Desde
ontem até hoje, já nem sei contar quantos títulos me ocorreram para esta longa
viagem dentro das quatro paredes da sala do nosso Arquivo Regional. “Expropriados, vendidos, assaltados e escorraçados”… “Como pode uma
árvore boa dar um fruto podre?”… “Ó
tempo volta pra trás”… “Um parto contra-natura”… E outros tantos, quase todos
deprimentes, para estampar publicamente o
misto de desilusão e repugnância que me
causou uma breve consulta ao “Jornal da
Madeira”, de há 59 nove anos. Foi a
propósito de um soneto – “VEM, SENHOR”! –
que publiquei na edição de 25 de Dezembro de 1958, depois republicado na
antologia de Luís Marino e no “Eco do Funchal” e, agora, para satisfazer a
sugestão solicitada por um amigo meu.
Percorrer
aquelas páginas amarelecidas foi uma romagem de saudade. Recordar os colunistas
de então, entre eles o Pe. Alfredo Vieira de Freitas, em secções distintas e
respectivos criptónimos, o seu sobrinho, também poeta, António José, o fogoso
deão da Sé Catedral Fulgêncio de Andrade, professores do Liceu, correspondentes
em Lisboa, crónicas de viagem, os folhetins diários, alguns deles mais tarde
compilados em romance. Passou-me no horizonte da memória o fabrico artesanal do
jornal, com os velhos e meticulosos
compositores da tipografia (cada letra, um chumbo alinhado à mão no caixilho de
madeira que, tantas vezes, também manuseei ao lado dos ‘homens da ferrugem’)

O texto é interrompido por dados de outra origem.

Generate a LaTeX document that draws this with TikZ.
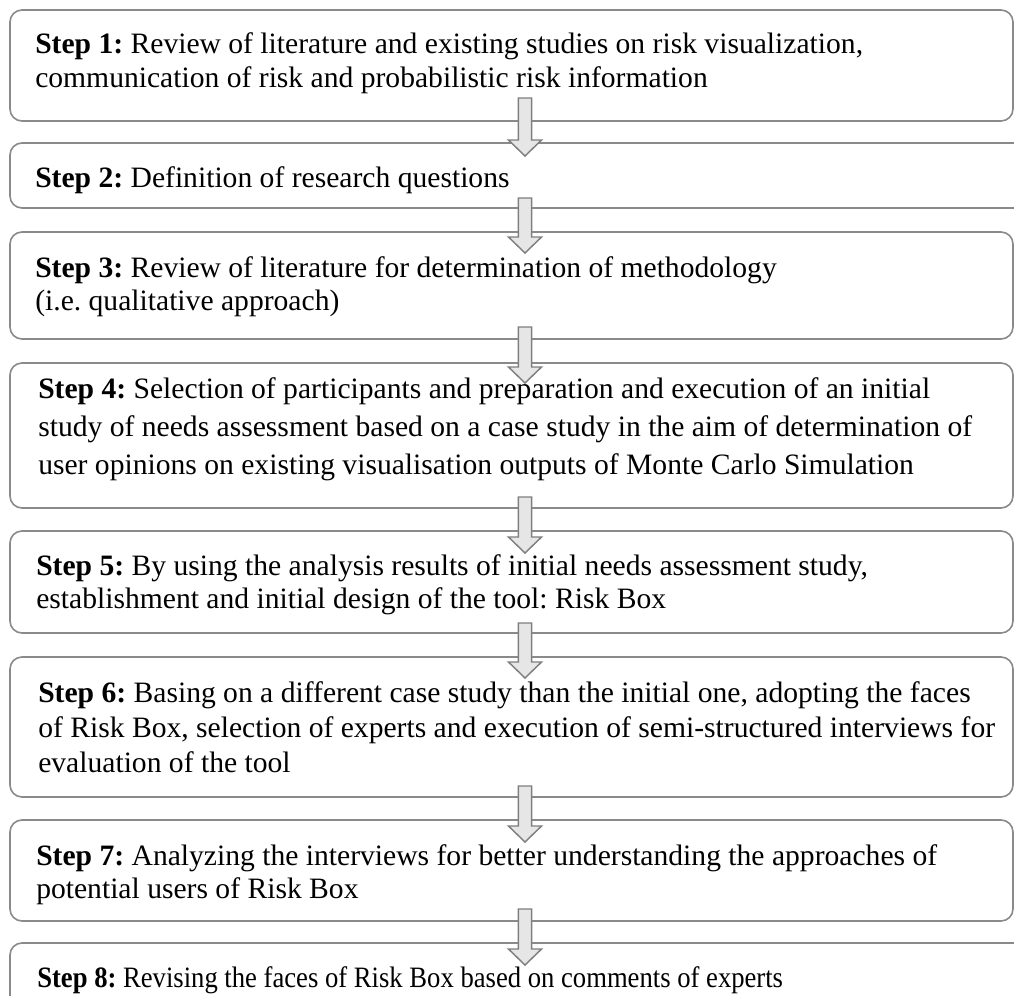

enfim, um desfilar dos cheiros tóxicos das barras de chumbo derretendo a altas
temperaturas, as provas repetidamente
corrigidas, os revisores, os jornalistas e até os ardinas que, pelas três da
manhã, vinham preparados para a faina,
depois de uma “quentinha” ( café pingado de vinho) no café da esquina.
Era,
então, o genuíno Jornal da Diocese. Embora fosse dirigido, algum tempo, pelo
prof. Basto Machado, chefe da Mocidade
Portuguesa criada por Salazar, havia pudor e discrição para que o chamado ‘Estado
Novo’ não tomasse a dianteira da Igreja, na orientação e paginação diárias.
Lembrei-me dos sucessivos directores e chefes de Redacção, sacerdotes de
primeira linha, Agostinho Goncalves Gomes, Maurílio de Gouveia, Jardim
Gonçalves, Abel Augusto da Silva, Paquete de Oliveira.
Confesso
que desisti de folhear o grosso volume encadernado e dei comigo ali, só, a
cabeça entre as mãos, interiormente comovido e revoltado, perante o que fizeram
do Jornal da Diocese. Arrancaram-lhe o coração, mas mantiveram a pele. E o que
era Igreja viva, tornou-se por dentro pedra dura da política sectária, ao serviço
de um herdeiro da ditadura do ‘Estado Novo’ e à qual deu o despudorado baptismo de ‘Madeira
Nova’. O bispo Francisco Santana, o primeiro vendilhão do jornal e do templo na ilha, entregou a direcção ao candidato a dominador insular, como quem oferece uma
filha virgem a um predador sem escrúpulos. O bispo Teodoro Faria vendeu-lhe a
propriedade do Jornal, com menos dor que Judas quando vendeu o Mestre por trinta
dinheiros. O actual bispo dorme na cama que os predecessores doaram e deixa o
Jornal na rua, semelhante a um deserdado, um sem-abrigo, um filho de pai
incógnito à espera de alma caridosa que
o adopte e o compre como uma rês depenada. Nem que seja por 1 euro.
À
maior parte dos que me lerem, talvez pareça um anacronismo, uma tolice até,
revelar o estado de alma em que me prostrou a consulta de ontem. Porque não
viveram os sacrifícios que os cristãos madeirenses fizeram pelo seu Jornal, os
peditórios anuais em todas as freguesias, os esforços para não deixar cair a
identidade da sua imprensa, os contributos factuais naquelas páginas, naquelas
paredes, naqueles escritos, entre os quais me incluo, no dealbar dos verdes
anos.
De
que serviu tanto labor e a quem aproveitou tamanha resiliência em tempos
difíceis?... Deveriam ser chamados à pedra os comparsas sem honra e sem lei que
ofereceram e alienaram a estranhos
aquilo que não era seu. Que fizeram da
Igreja da Madeira uma vil moeda de troca. Ou, como há 1500 anos verberava Santo
Agostinho de Hipona, os que transformaram a Igreja numa casta meretrix, uma meretriz casta, o mesmo que prostituta cara. O “Jornal da Madeira” é o mísero ex-libris a que chegou a Instituição
diocesana: sem brilho, sem coluna, sem prestígio. Lamentavelmente.